/---

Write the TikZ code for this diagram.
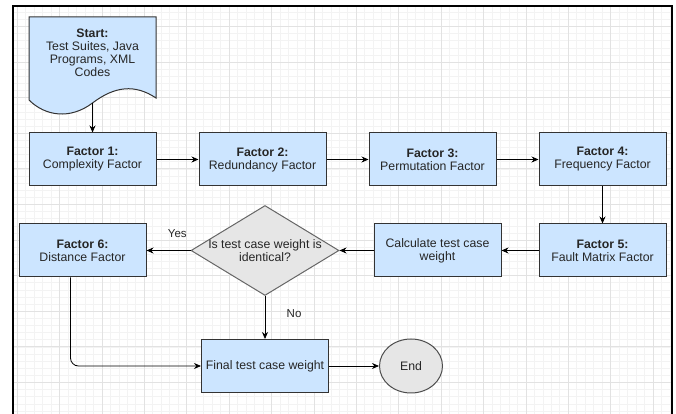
\documentclass[tikz,border=0pt]{standalone}
\usepackage{fontspec}
\setmainfont{Liberation Sans}
\usetikzlibrary{arrows.meta, positioning, shapes.geometric}
\definecolor{boxblue}{HTML}{CCE5FF}
\definecolor{boxgray}{HTML}{E6E6E6}
\definecolor{gridmajor}{HTML}{E2E2E2}
\definecolor{gridminor}{HTML}{F3F3F3}
\tikzset{
  every picture/.style={line width=0.8pt},
  every node/.style={font=\fontsize{12.3}{13}\selectfont, text=black!85},
  pbox/.style={draw=black!80, fill=boxblue, rectangle, minimum width=127pt, minimum height=53pt, inner sep=0pt, align=center, line width=1pt},
  pdecision/.style={draw=black!60, fill=boxgray, diamond, minimum width=148pt, minimum height=90pt, inner sep=0pt, line width=1pt},
  pend/.style={draw=black!70, fill=boxgray, ellipse, minimum width=63pt, minimum height=54pt, inner sep=0pt, line width=1pt},
  pdoc/.style={draw=black!80, fill=boxblue, line width=1pt},
  elabel/.style={font=\fontsize{11.5}{13}\selectfont}
}

\begin{document}
\begin{tikzpicture}[x=1pt, y=1pt, tips=proper, >={Stealth[length=7pt, width=6pt]}, node distance=37pt and 42pt]
    \useasboundingbox (0,0) rectangle (676,414);

    % grid
    \begin{scope}
      \clip (13,0) rectangle (672,408);
      \foreach \i in {-1,...,77}
        \draw[gridminor, line width=0.5pt] ({17+8.48*\i},0) -- ++(0,414);
      \foreach \j in {-2,...,56}
        \draw[gridminor, line width=0.5pt] (0,{387.6-7.12*\j}) -- ++(676,0);
      \foreach \i in {0,...,15}
        \draw[gridmajor, line width=0.6pt] ({17+42.4*\i},0) -- ++(0,414);
      \foreach \j in {0,...,11}
        \draw[gridmajor, line width=0.6pt] (0,{387.6-35.6*\j}) -- ++(676,0);
    \end{scope}
    \draw[line width=2.4pt] (13,0) -- (13,408) -- (672,408) -- (672,0);

    \filldraw[pdoc] (29,397) -- (156,397) -- (156,316)
      .. controls (135,330) and (115,328) .. (92.5,311)
      .. controls (70,294) and (45,298) .. (29,314) -- cycle;
    \node [align=center] (0) at (92.5,361) {\textbf{Start:}\\Test Suites, Java\\Programs, XML\\Codes};
    \coordinate (0w) at (92.5,311);

    \node [pbox] (1) at (92.5,254.5) {\textbf{Factor 1:}\\Complexity Factor};
    \node [pbox, right=of 1] (2) {\textbf{Factor 2:}\\Redundancy Factor};
    \node [pbox, right=of 2] (3) {\textbf{Factor 3:}\\Permutation Factor};
    \node [pbox, right=of 3] (4) {\textbf{Factor 4:}\\Frequency Factor};
    \node [pbox, below=of 4] (5) {\textbf{Factor 5:}\\Fault Matrix Factor};
    \node [pbox, left=37pt of 5] (6) {Calculate test case\\weight};
    \node [pdecision, left=34pt of 6, label={[align=center]center:{Is test case weight is\\identical?}}] (7) {};
    \node [pbox, left=44pt of 7] (8) {\textbf{Factor 6:}\\Distance Factor};
    \node [pbox, below=43pt of 7] (9) {Final test case weight};
    \node [pend, right=50pt of 9] (10) {End};

    \draw(0w) edge[->] (1);
    \draw(1) edge[->] (2);
    \draw(2) edge[->] (3);
    \draw(3) edge[->] (4);
    \draw(4) edge[->] (5);
    \draw(5) edge[->] (6);
    \draw(6) edge[->] (7);
    \draw(7) edge[->] node[elabel, pos=0.3, above=9pt]{Yes} (8);
    \draw(7) edge[->] node[elabel, pos=0.4, right=18pt]{No} (9);
    \draw[->, rounded corners=8pt] ([xshift=-12pt]8.south) |- (9);
    \draw(9) edge[->] (10);
\end{tikzpicture}
\end{document}
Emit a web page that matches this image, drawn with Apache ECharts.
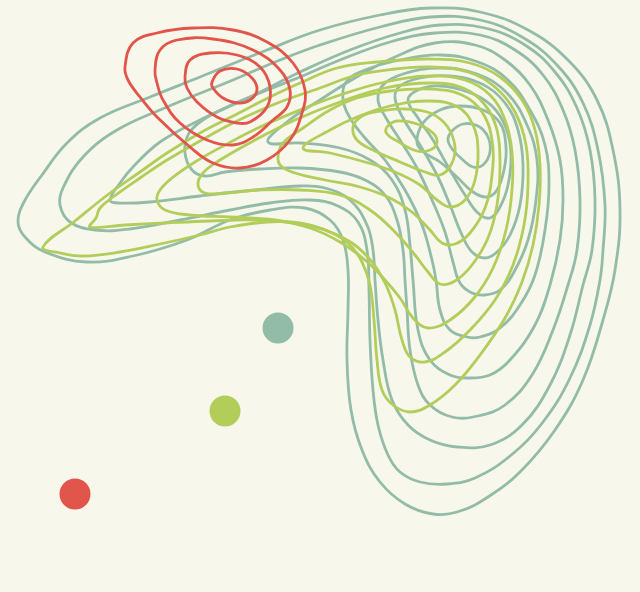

\---

Without the pictures, output the full listing exactly as it stands.

▶ [Correct result]
Write the TikZ code for this diagram.
\documentclass[tikz,border=0pt]{standalone}
\usepackage{fontspec}
\setmainfont{Liberation Sans}
\usetikzlibrary{arrows.meta, positioning, shapes.geometric}
\definecolor{boxblue}{HTML}{CCE5FF}
\definecolor{boxgray}{HTML}{E6E6E6}
\definecolor{gridmajor}{HTML}{E2E2E2}
\definecolor{gridminor}{HTML}{F3F3F3}
\tikzset{
  every picture/.style={line width=0.8pt},
  every node/.style={font=\fontsize{12.3}{13}\selectfont, text=black!85},
  pbox/.style={draw=black!80, fill=boxblue, rectangle, minimum width=127pt, minimum height=53pt, inner sep=0pt, align=center, line width=1pt},
  pdecision/.style={draw=black!60, fill=boxgray, diamond, minimum width=148pt, minimum height=90pt, inner sep=0pt, line width=1pt},
  pend/.style={draw=black!70, fill=boxgray, ellipse, minimum width=63pt, minimum height=54pt, inner sep=0pt, line width=1pt},
  pdoc/.style={draw=black!80, fill=boxblue, line width=1pt},
  elabel/.style={font=\fontsize{11.5}{13}\selectfont}
}

\begin{document}
\begin{tikzpicture}[x=1pt, y=1pt, tips=proper, >={Stealth[length=7pt, width=6pt]}, node distance=37pt and 42pt]
    \useasboundingbox (0,0) rectangle (676,414);

    % grid
    \begin{scope}
      \clip (13,0) rectangle (672,408);
      \foreach \i in {-1,...,77}
        \draw[gridminor, line width=0.5pt] ({17+8.48*\i},0) -- ++(0,414);
      \foreach \j in {-2,...,56}
        \draw[gridminor, line width=0.5pt] (0,{387.6-7.12*\j}) -- ++(676,0);
      \foreach \i in {0,...,15}
        \draw[gridmajor, line width=0.6pt] ({17+42.4*\i},0) -- ++(0,414);
      \foreach \j in {0,...,11}
        \draw[gridmajor, line width=0.6pt] (0,{387.6-35.6*\j}) -- ++(676,0);
    \end{scope}
    \draw[line width=2.4pt] (13,0) -- (13,408) -- (672,408) -- (672,0);

    \filldraw[pdoc] (29,397) -- (156,397) -- (156,316)
      .. controls (135,330) and (115,328) .. (92.5,311)
      .. controls (70,294) and (45,298) .. (29,314) -- cycle;
    \node [align=center] (0) at (92.5,361) {\textbf{Start:}\\Test Suites, Java\\Programs, XML\\Codes};
    \coordinate (0w) at (92.5,311);

    \node [pbox] (1) at (92.5,254.5) {\textbf{Factor 1:}\\Complexity Factor};
    \node [pbox, right=of 1] (2) {\textbf{Factor 2:}\\Redundancy Factor};
    \node [pbox, right=of 2] (3) {\textbf{Factor 3:}\\Permutation Factor};
    \node [pbox, right=of 3] (4) {\textbf{Factor 4:}\\Frequency Factor};
    \node [pbox, below=of 4] (5) {\textbf{Factor 5:}\\Fault Matrix Factor};
    \node [pbox, left=37pt of 5] (6) {Calculate test case\\weight};
    \node [pdecision, left=34pt of 6, label={[align=center]center:{Is test case weight is\\identical?}}] (7) {};
    \node [pbox, left=44pt of 7] (8) {\textbf{Factor 6:}\\Distance Factor};
    \node [pbox, below=43pt of 7] (9) {Final test case weight};
    \node [pend, right=50pt of 9] (10) {End};

    \draw(0w) edge[->] (1);
    \draw(1) edge[->] (2);
    \draw(2) edge[->] (3);
    \draw(3) edge[->] (4);
    \draw(4) edge[->] (5);
    \draw(5) edge[->] (6);
    \draw(6) edge[->] (7);
    \draw(7) edge[->] node[elabel, pos=0.3, above=9pt]{Yes} (8);
    \draw(7) edge[->] node[elabel, pos=0.4, right=18pt]{No} (9);
    \draw[->, rounded corners=8pt] ([xshift=-12pt]8.south) |- (9);
    \draw(9) edge[->] (10);
\end{tikzpicture}
\end{document}
Emit a web page that matches this image, drawn with Apache ECharts.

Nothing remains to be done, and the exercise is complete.